To me, GalCiv is not a revolutionary game, but it's my favorite
turn-based strategy game right now, for a few reasons.
- The AI is just great. I've only played at 'Normal' (there are a few
  levels above that), and it plays well with alliances, it detects
  military build-up or cultural attacks, it sometimes even give you free
  ships if you're at war with a civ they don't like but are too afraid
  to make war to. And one other great thing: as a legacy from the
  original game (which was programmed for OS/2 and multithreaded), the
  ai decisions are computed during the player's turn, so there is almost
  no delay when hitting the "turn" button (except for watching ships
  moving around). It's a nice change from civ III which was hard on my
  poor slow cpu.
- The back story is interesting. I've just discovered a few parts of it,
  but there are some new events almost at each game. Also, the player
  has to make "moral" decisions when colonizing planets (and from time
  to time). Being good prevents you from using resources as efficiently,
  but good races tend to stick together and have alliances (and you get
  free ships from minor races from time to time as well). Evil lets you
  abuse resources and gives you access to some special techs.
- Replayability is really good (which is not surprising for this kind of
  games). It's possible to play on a tiny map (the game lasts a few
  hours) to a gigantic one (I have not tried yet, but I imagine it takes
  a long long time).
- Great support: the forums are active, the main developer listens to
  comments. Games uploaded for scoring (they have a "ladder" thing where
  you can upload games) are also used to study how the AI reacts and
  improve it.

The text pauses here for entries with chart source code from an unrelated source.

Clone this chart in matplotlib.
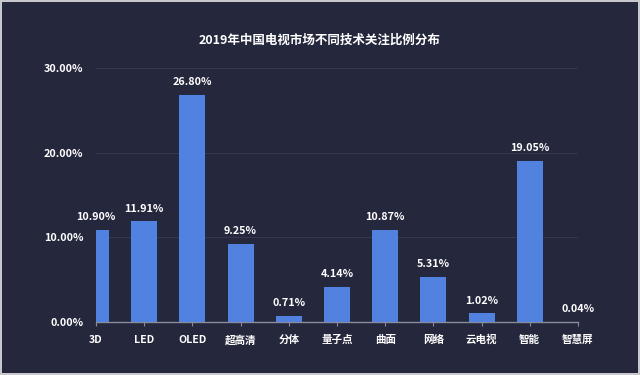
import matplotlib.pyplot as plt

plt.rcParams['font.family'] = ['Noto Sans CJK SC', 'DejaVu Sans']

categories = ['3D', 'LED', 'OLED', '超高清', '分体', '量子点', '曲面', '网络', '云电视', '智能', '智慧屏']
shares = [10.90, 11.91, 26.80, 9.25, 0.71, 4.14, 10.87, 5.31, 1.02, 19.05, 0.04]
yticks = [0, 10, 20, 30]

bg = '#25273d'
bar_color = '#5282e0'

fig = plt.figure(figsize=(6.4, 3.75), dpi=100, facecolor=bg,
                 edgecolor='#c8c8cc', linewidth=1.5)
ax = fig.add_axes([0.15, 0.141, 0.753, 0.678])
ax.set_facecolor(bg)

x = list(range(len(categories)))
ax.bar(x, shares, width=0.54, color=bar_color, zorder=3)

for xi, v in zip(x, shares):
    ax.text(xi, v + 0.9, f'{v:.2f}%', ha='center', va='bottom',
            color='white', fontsize=7.8, fontweight='bold')

ax.set_xlim(0, len(categories) - 1)
ax.set_ylim(0, 30)
ax.set_xticks(x)
ax.set_xticklabels(categories, color='white', fontsize=7.6, fontweight='bold')
ax.set_yticks(yticks)
ax.set_yticklabels([f'{t:.2f}%' for t in yticks], color='white',
                   fontsize=7.8, fontweight='bold')

ax.tick_params(axis='y', length=0, pad=9)
ax.tick_params(axis='x', length=3, color='#8a8d99', pad=6)
ax.grid(axis='y', color='#34374f', linewidth=0.8, zorder=0)

for side in ['top', 'right', 'left']:
    ax.spines[side].set_visible(False)
ax.spines['bottom'].set_color('#8a8d99')
ax.spines['bottom'].set_linewidth(1)

fig.text(0.5, 0.893, '2019年中国电视市场不同技术关注比例分布', ha='center', va='center',
         color='white', fontsize=9, fontweight='bold')

fig.savefig('out.png', dpi=100, facecolor=bg, edgecolor='#c8c8cc')
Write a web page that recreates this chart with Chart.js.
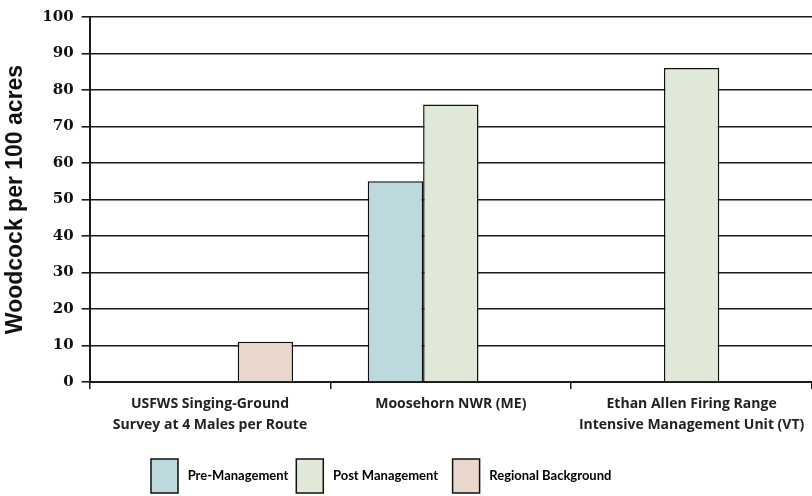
<!DOCTYPE html>
<html>
<head>
<meta charset="utf-8">
<script src="https://cdn.jsdelivr.net/npm/chart.js@4.4.1/dist/chart.umd.min.js"></script>
<style>
html,body{margin:0;padding:0;background:#fff;overflow:hidden;}
#wrap{width:812px;height:496px;position:relative;overflow:hidden;}
</style>
</head>
<body>
<div id="wrap"><canvas id="c" width="812" height="503"></canvas></div>
<script>
const categories = [
  ["USFWS Singing-Ground", "Survey at 4 Males per Route"],
  "Moosehorn NWR (ME)",
  ["Ethan Allen Firing Range", "Intensive Management Unit (VT)"]
];
const seriesNames = ["Pre-Management", "Post Management", "Regional Background"];
const preManagement = [null, 55, null];
const postManagement = [null, 76, 86];
const regionalBackground = [11, null, null];
const yTicks = [0, 10, 20, 30, 40, 50, 60, 70, 80, 90, 100];

const colors = ["#bdd9dd", "#e0e8d8", "#e9d7cd"];
const values = [preManagement, postManagement, regionalBackground];

const legendShift = {
  id: 'legendShift',
  afterLayout(chart) {
    if (chart.legend) chart.legend.left = 143;
  }
};

new Chart(document.getElementById('c'), {
  type: 'bar',
  data: {
    labels: categories,
    datasets: seriesNames.map((n, i) => ({
      label: n,
      data: values[i],
      backgroundColor: colors[i],
      borderColor: '#111',
      borderWidth: 1.5,
      categoryPercentage: 0.69,
      barPercentage: 1.0,
      skipNull: false
    }))
  },
  plugins: [legendShift],
  options: {
    responsive: false,
    animation: false,
    layout: { padding: { top: 14, right: 0, left: 3, bottom: 0 } },
    plugins: {
      tooltip: { enabled: false },
      legend: {
        position: 'bottom',
        align: 'start',
        labels: {
          boxWidth: 27,
          boxHeight: 34,
          padding: 8,
          color: '#222',
          font: { family: 'Lato', weight: 'bold', size: 13 },
          generateLabels: (chart) => seriesNames.map((n, i) => ({
            text: ' ' + n + (i === 1 ? '\u2002' : ''),
            fillStyle: colors[i],
            strokeStyle: '#111',
            lineWidth: 1.5,
            datasetIndex: i
          }))
        }
      }
    },
    scales: {
      x: {
        afterFit: (scale) => { scale.height += 10; },
        grid: { display: true, drawOnChartArea: false, color: '#1a1a1a', lineWidth: 1.5, tickLength: 7, offset: true },
        border: { display: true, color: '#1a1a1a', width: 2 },
        ticks: {
          color: '#222',
          maxRotation: 0,
          autoSkip: false,
          padding: 5,
          font: { family: 'Open Sans', weight: 'bold', size: 14, lineHeight: 1.5 }
        }
      },
      y: {
        min: 0,
        max: 100,
        afterBuildTicks: (axis) => { axis.ticks = yTicks.map(v => ({ value: v })); },
        grid: { color: '#1a1a1a', lineWidth: 1.6, tickLength: 8 },
        border: { display: true, color: '#1a1a1a', width: 2 },
        ticks: {
          color: '#111',
          padding: 8,
          font: { family: 'DejaVu Serif', weight: 'bold', size: 15 }
        },
        title: {
          display: true,
          text: 'Woodcock per 100 acres',
          color: '#111',
          padding: { top: 0, bottom: 6 },
          font: { family: 'Liberation Sans', weight: 'bold', size: 23, lineHeight: 1.1 }
        }
      }
    }
  }
});
</script>
</body>
</html>
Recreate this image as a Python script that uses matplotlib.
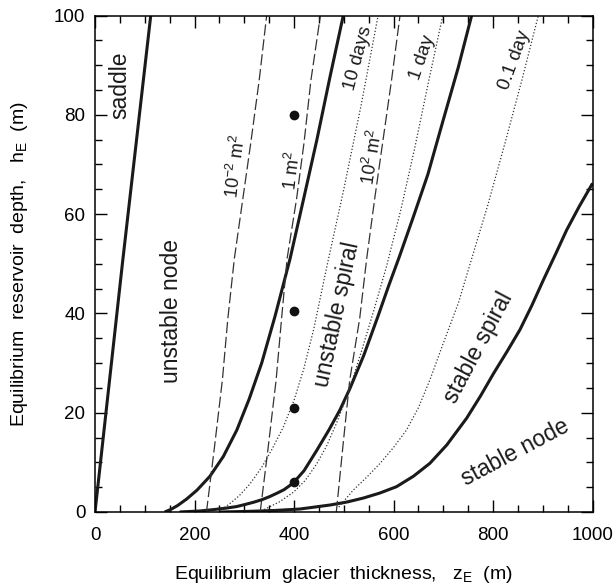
import numpy as np
import matplotlib.pyplot as plt

plt.rcParams['font.family'] = ['Liberation Sans', 'DejaVu Sans']
plt.rcParams['mathtext.fontset'] = 'custom'
plt.rcParams['mathtext.rm'] = 'Liberation Sans'
plt.rcParams['mathtext.it'] = 'Liberation Sans'

# bifurcation boundaries (bold)
saddle_x = [0, 55, 112]
saddle_y = [0, 50, 100]

node_x = [140, 152, 166, 184, 205, 231, 258, 285, 310, 335, 362, 392, 418, 446, 472, 499]
node_y = [0, 0.5, 1.3, 2.6, 4.4, 7.2, 11.2, 16.5, 22.8, 30, 39.5, 51, 62.5, 75, 87.5, 100]

spiral_x = [170, 210, 240, 265, 285, 305, 320, 336, 351, 366, 380, 398, 420, 445, 470, 492,
            512, 540, 569, 590, 612, 640, 669, 700, 730, 757]
spiral_y = [0, 0.2, 0.5, 0.8, 1.1, 1.6, 2.0, 2.5, 3.1, 3.8, 4.5, 5.8, 8.3, 12.3, 16.5, 20.5,
            24.8, 31.5, 39.5, 45.5, 51.5, 59.5, 68, 79, 89.5, 100]

stable_x = [250, 300, 360, 412, 472, 506, 539, 572, 606, 640, 673, 707, 747, 775, 801, 828,
            854, 878, 901, 925, 948, 973, 1000]
stable_y = [0, 0.1, 0.3, 0.6, 1.4, 2.0, 2.8, 3.8, 5.1, 7.2, 9.8, 13.5, 18.9, 23.4, 27.9, 32.3,
            36.7, 41.6, 46.7, 51.8, 56.8, 61.5, 66.2]

# constant reservoir area (dashed)
area_y = [0, 13, 26.6, 39, 51, 63, 74.3, 87, 100]
area_m2_x = [224, 240, 256, 267, 280, 297, 313, 330, 345]
area_1_x = [332, 348, 364, 375, 386, 405, 420, 434, 453]
area_p2_x = [485, 498, 512, 532, 546, 562, 578, 596, 613]

# constant time scale (dotted)
d10_x = [255, 275, 290, 311, 335, 355, 378, 400, 420, 440, 465, 500, 535, 569]
d10_y = [0.5, 2, 3.3, 5.6, 9, 12.5, 17, 22.5, 29, 37, 49, 65, 82, 100]
d1_x = [340, 370, 399, 422, 445, 465, 485, 505, 520, 536, 560, 586, 615, 643, 670, 699]
d1_y = [0.5, 2, 4, 6.3, 9.6, 13.2, 17.8, 23, 27.5, 32.5, 40.5, 49.5, 61, 73.5, 86.5, 100]
d01_x = [490, 519, 546, 573, 600, 626, 650, 673, 700, 730, 757, 790, 824, 858, 891]
d01_y = [1, 4.4, 7, 9.8, 13, 16.5, 21, 26.6, 34, 42, 51, 62, 74.3, 87, 100]

# model runs
pts_x = [400, 400, 400, 400]
pts_y = [80, 40.5, 21, 6]

fig = plt.figure(figsize=(6.15, 5.85), dpi=100)
ax = fig.add_axes([0.1545, 0.1248, 0.809, 0.8487])

for xs, ys in [(saddle_x, saddle_y), (node_x, node_y), (spiral_x, spiral_y), (stable_x, stable_y)]:
    ax.plot(xs, ys, color='#1a1a1a', lw=2.2, solid_capstyle='butt', solid_joinstyle='round')

for xs in [area_m2_x, area_1_x, area_p2_x]:
    ax.plot(xs, area_y, color='#333333', lw=0.9, dashes=(9, 3))

for xs, ys in [(d10_x, d10_y), (d1_x, d1_y), (d01_x, d01_y)]:
    ax.plot(xs, ys, color='#333333', lw=0.9, dashes=(1, 1.6))

ax.plot(pts_x, pts_y, 'o', color='#111111', ms=6)

ax.set_xlim(0, 1000)
ax.set_ylim(0, 100)
ax.set_xticks(np.arange(0, 1001, 200))
ax.set_xticks(np.arange(0, 1001, 50), minor=True)
ax.set_yticks(np.arange(0, 101, 20))
ax.set_yticks(np.arange(0, 101, 5), minor=True)
ax.tick_params(which='both', direction='in', top=True, right=True, width=1, labelsize=13.5)
ax.tick_params(which='major', length=8.5)
ax.tick_params(which='minor', length=5)
ax.tick_params(axis='x', pad=11)
ax.tick_params(axis='y', pad=7)
for s in ax.spines.values():
    s.set_linewidth(1.1)

ax.set_xlabel('Equilibrium  glacier  thickness,   z$_{\\mathrm{E}}$  (m)', fontsize=14, labelpad=14)
ax.set_ylabel('Equilibrium  reservoir  depth,   h$_{\\mathrm{E}}$  (m)', fontsize=14, labelpad=17)

lab = dict(ha='center', va='center', rotation_mode='anchor', color='#1a1a1a')
ax.text(50, 86, 'saddle', rotation=90, fontsize=16.5, **lab)
ax.text(154, 40.5, 'unstable node', rotation=90, fontsize=16.5, **lab)
ax.text(486, 39.7, 'unstable spiral', rotation=78, fontsize=16.5, **lab)
ax.text(770, 33, 'stable spiral', rotation=62, fontsize=16.5, **lab)
ax.text(844, 12, 'stable node', rotation=28, fontsize=16.5, **lab)

ax.text(283, 69.7, '10$^{-2}$ m$^{2}$', rotation=83, fontsize=13, **lab)
ax.text(396, 68.8, '1 m$^{2}$', rotation=83, fontsize=13, **lab)
ax.text(557, 71.5, '10$^{2}$ m$^{2}$', rotation=81, fontsize=13, **lab)
ax.text(529, 91.4, '10 days', rotation=75, fontsize=13.5, **lab)
ax.text(659, 91.6, '1 day', rotation=71, fontsize=13.5, **lab)
ax.text(844, 91, '0.1 day', rotation=70, fontsize=13.5, **lab)

fig.savefig('out.png', dpi=100)
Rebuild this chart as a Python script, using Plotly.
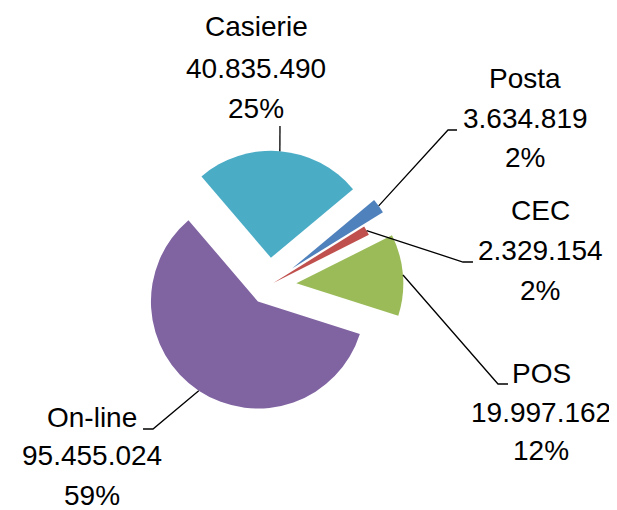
import math
import plotly.graph_objects as go

# data
labels = ["Casierie", "Posta", "CEC", "POS", "On-line"]
values = [40835490, 3634819, 2329154, 19997162, 95455024]
value_text = ["40.835.490", "3.634.819", "2.329.154", "19.997.162", "95.455.024"]
pct_text = ["25%", "2%", "2%", "12%", "59%"]
colors = ["#4BACC6", "#4F81BD", "#C0504D", "#9BBB59", "#8064A2"]
pulls = [0.26, 0.27, 0.05, 0.26, 0.18]

# page body has an 8px margin, so the figure is a bit smaller and shifted
OFF = 8
W, H = 617 - OFF, 510 - OFF
rotation = -40.5
cx, cy = 268.6 - OFF, 285.5 - OFF   # pie centre, px
r = 107.0                            # pie radius, px
box = r * (1 + max(pulls))           # half size of the pie domain

# label line centres (px, window coords) and leader line elbow / end points
label_x = [256, 525, 540, 541, 92]
label_y = [(27, 68, 108), (78, 118, 158), (210, 250, 290), (373, 412, 450), (417, 455, 495)]
leader_pts = [[(280, 126)],
              [(448, 130), (457, 130)],
              [(463, 262), (473, 262)],
              [(498, 384), (508, 384)],
              [(153, 429), (143, 429)]]


def px(x, y):
    return x / W, 1 - y / H


fig = go.Figure(go.Pie(
    labels=labels, values=values, sort=False, direction="clockwise",
    rotation=rotation, pull=pulls, textinfo="none", hoverinfo="label+value+percent",
    marker=dict(colors=colors, line=dict(width=0)),
    domain=dict(x=[(cx - box) / W, (cx + box) / W],
                y=[(H - cy - box) / H, (H - cy + box) / H]),
    showlegend=False,
))

total = sum(values)
ang = rotation
shapes, annotations = [], []
font = dict(family="Liberation Sans, Arial", size=28, color="black")
for i, v in enumerate(values):
    mid = math.radians(ang + 360 * v / total / 2)
    ang += 360 * v / total
    d = r * (1 + pulls[i])
    ax, ay = cx + d * math.sin(mid), cy - d * math.cos(mid)
    pts = [px(ax, ay)] + [px(x - OFF, y - OFF) for x, y in leader_pts[i]]
    path = "M " + " L ".join(f"{x:.4f},{y:.4f}" for x, y in pts)
    shapes.append(dict(type="path", path=path, xref="paper", yref="paper",
                       line=dict(color="black", width=1.3)))
    for txt, ly in zip([labels[i], value_text[i], pct_text[i]], label_y[i]):
        x, y = px(label_x[i] - OFF, ly - OFF)
        annotations.append(dict(
            x=x, y=y, xref="paper", yref="paper", xanchor="center", yanchor="middle",
            text=txt, showarrow=False, font=font))

fig.update_layout(width=W, height=H, margin=dict(l=0, r=0, t=0, b=0),
                  paper_bgcolor="white", plot_bgcolor="white",
                  shapes=shapes, annotations=annotations)

fig.write_html("out.html")
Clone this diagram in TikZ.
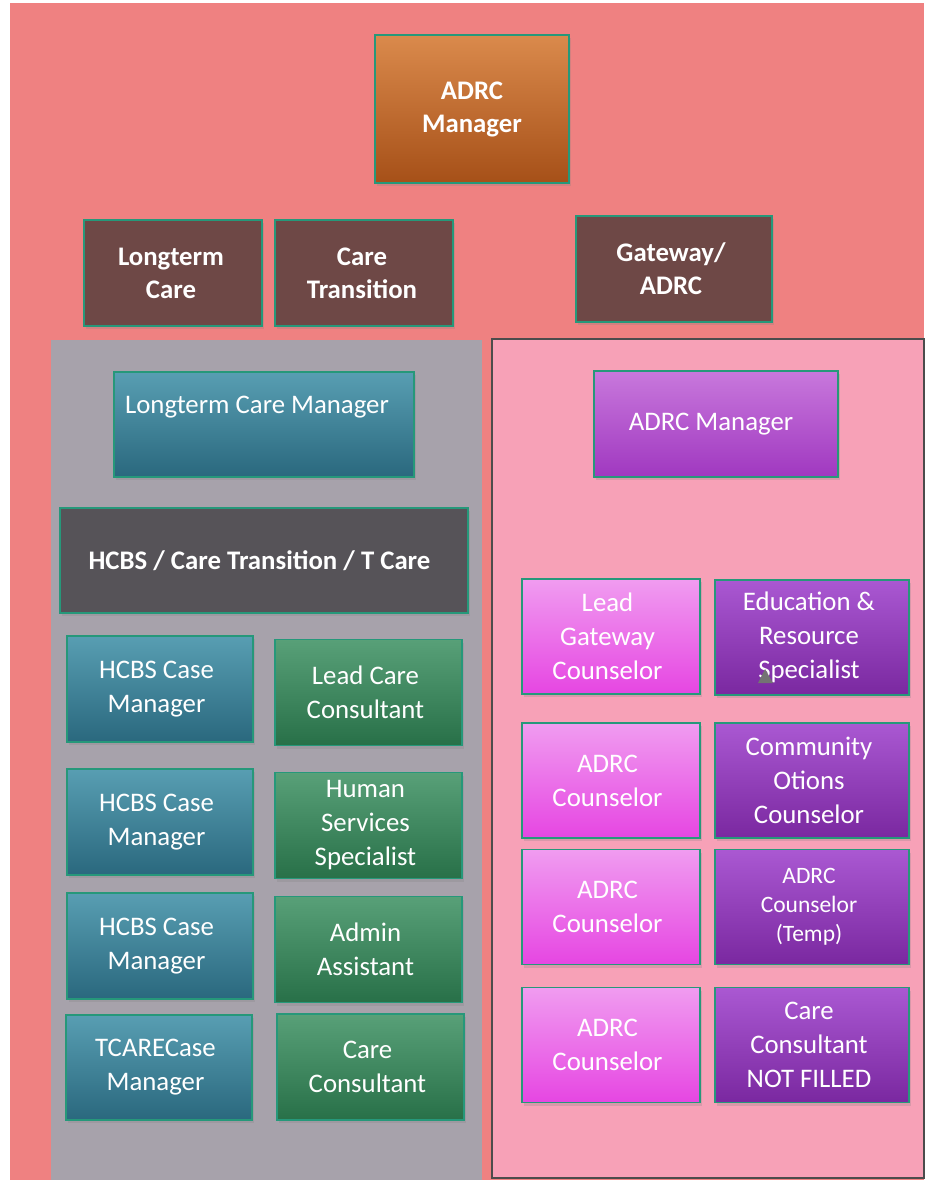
\documentclass[tikz,border=0pt]{standalone}
\usepackage{fontspec}
\setmainfont{Carlito}
\usepackage{tikz}
\usetikzlibrary{shadows}
\definecolor{outerpink}{RGB}{239,129,129}
\definecolor{panelgrey}{RGB}{167,162,171}
\definecolor{panelpink}{RGB}{247,161,183}
\definecolor{boxline}{RGB}{38,152,122}
\definecolor{unitbrown}{RGB}{110,72,70}
\definecolor{bannergrey}{RGB}{86,83,88}
\definecolor{orangetop}{RGB}{218,138,76}
\definecolor{orangebot}{RGB}{166,80,24}
\definecolor{casetop}{RGB}{88,158,178}
\definecolor{casebot}{RGB}{42,104,126}
\definecolor{consulttop}{RGB}{88,160,120}
\definecolor{consultbot}{RGB}{40,112,72}
\definecolor{mgrtop}{RGB}{200,120,220}
\definecolor{mgrbot}{RGB}{160,56,192}
\definecolor{counseltop}{RGB}{240,156,240}
\definecolor{counselbot}{RGB}{230,70,226}
\definecolor{spectop}{RGB}{170,88,210}
\definecolor{specbot}{RGB}{122,40,160}
\tikzstyle{unit}=[draw=boxline, line width=1.5pt, inner sep=0pt, text=white, align=center,
  font=\fontsize{26.8}{34}\selectfont,
  drop shadow={shadow xshift=2pt, shadow yshift=-3pt, opacity=0.25}]
\tikzstyle{head}=[unit, font=\bfseries\fontsize{26.8}{33}\selectfont]
\tikzstyle{dept}=[head, fill=unitbrown, minimum width=178pt, minimum height=106pt]
\tikzstyle{casebox}=[unit, top color=casetop, bottom color=casebot, minimum width=186pt, minimum height=106pt]
\tikzstyle{consultbox}=[unit, top color=consulttop, bottom color=consultbot, minimum width=187pt, minimum height=106pt]
\tikzstyle{counselbox}=[unit, top color=counseltop, bottom color=counselbot, minimum width=178pt, minimum height=115pt]
\tikzstyle{specbox}=[unit, top color=spectop, bottom color=specbot, minimum width=194pt, minimum height=115pt]

\begin{document}
\begin{tikzpicture}[x=1pt, y=-1pt]
      \useasboundingbox [fill=white] (0,0) rectangle (931,1183);
      \fill [outerpink] (10,3) rectangle (924,1180);
      \fill [panelgrey] (51,340) rectangle (482,1180);
      \draw [fill=panelpink, draw=black!70, line width=1.2pt] (492,339) rectangle (924,1178);

      \node [head, top color=orangetop, bottom color=orangebot, minimum width=194pt, minimum height=148pt]
            (top) at (472,109) {ADRC\\Manager};
      \node [dept] (ltc) at (173,273) {Longterm\kern4pt\\Care\kern4pt};
      \node [dept] (ctr) at (364,273) {Care\kern4pt\\Transition\kern4pt};
      \node [dept, minimum width=196pt] (gw) at (674,269) {Gateway/\kern6pt\\ADRC\kern6pt};

      % left side
      \node [casebox, minimum width=300pt, minimum height=105pt,
             label={[text=white, font=\fontsize{26.8}{30}\selectfont, anchor=center, xshift=-7pt, yshift=-36pt]north:Longterm Care Manager}]
            (ltcm) at (264,424.5) {};
      \node [head, fill=bannergrey, minimum width=408pt, minimum height=105pt]
            (hcbs) at (264,560.5) {HCBS / Care Transition / T Care\hspace{9pt}};
      \node [casebox] (cm1) at (160,689) {HCBS Case\kern7pt\\Manager\kern7pt};
      \node [casebox] (cm2) at (160,822) {HCBS Case\kern7pt\\Manager\kern7pt};
      \node [casebox] (cm3) at (160,946) {HCBS Case\kern7pt\\Manager\kern7pt};
      \node [casebox, minimum height=105pt] (tcm) at (159,1067.5) {TCARECase\kern7pt\\Manager\kern7pt};
      \node [consultbox] (lcc) at (368.5,692.5) {Lead Care\kern6pt\\Consultant\kern6pt};
      \node [consultbox] (hss) at (368.5,825.5) {Human\kern6pt\\Services\kern6pt\\Specialist\kern6pt};
      \node [consultbox] (adm) at (368.5,949.5) {Admin\kern6pt\\Assistant\kern6pt};
      \node [consultbox] (cc) at (370.5,1067) {Care\kern6pt\\Consultant\kern6pt};

      % right side
      \node [unit, top color=mgrtop, bottom color=mgrbot, minimum width=244pt, minimum height=106pt]
            (amgr) at (716,424) {ADRC Manager\hspace{10pt}};
      \node [counselbox] (lgc) at (611,636.5) {Lead\kern7pt\\Gateway\kern7pt\\Counselor\kern7pt};
      \node [counselbox] (ac1) at (611,780.5) {ADRC\kern7pt\\Counselor\kern7pt};
      \node [counselbox] (ac2) at (611,907) {ADRC\kern7pt\\Counselor\kern7pt};
      \node [counselbox] (ac3) at (611,1045) {ADRC\kern7pt\\Counselor\kern7pt};
      \node [specbox] (ers) at (812,637.5) {Education \&\kern6pt\\Resource\kern6pt\\Specialist\kern6pt};
      \node [specbox] (coc) at (812,780.5) {Community\kern6pt\\Otions\kern6pt\\Counselor\kern6pt};
      \node [specbox, font=\fontsize{23.5}{29}\selectfont] (act) at (812,907) {ADRC\kern6pt\\Counselor\kern6pt\\(Temp)\kern6pt};
      \node [specbox] (ccn) at (812,1045) {Care\kern6pt\\Consultant\kern6pt\\NOT FILLED\kern6pt};

      \fill [black!55] (758,683) -- (765,669) -- (773,683) -- cycle;
\end{tikzpicture}
\end{document}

They release updates early and often (bug fixes as well as
  new stuff) and have budgeted one year of support (whatever that means
  ...). The game seems easy to mod, but I have not looked at that part
  yet.

Sorry for the long mail. And as I said before: this is from someone who
has just started playing a couple weeks ago.

Alan

-- 
The hacker: someone who figured things out and made something cool happen.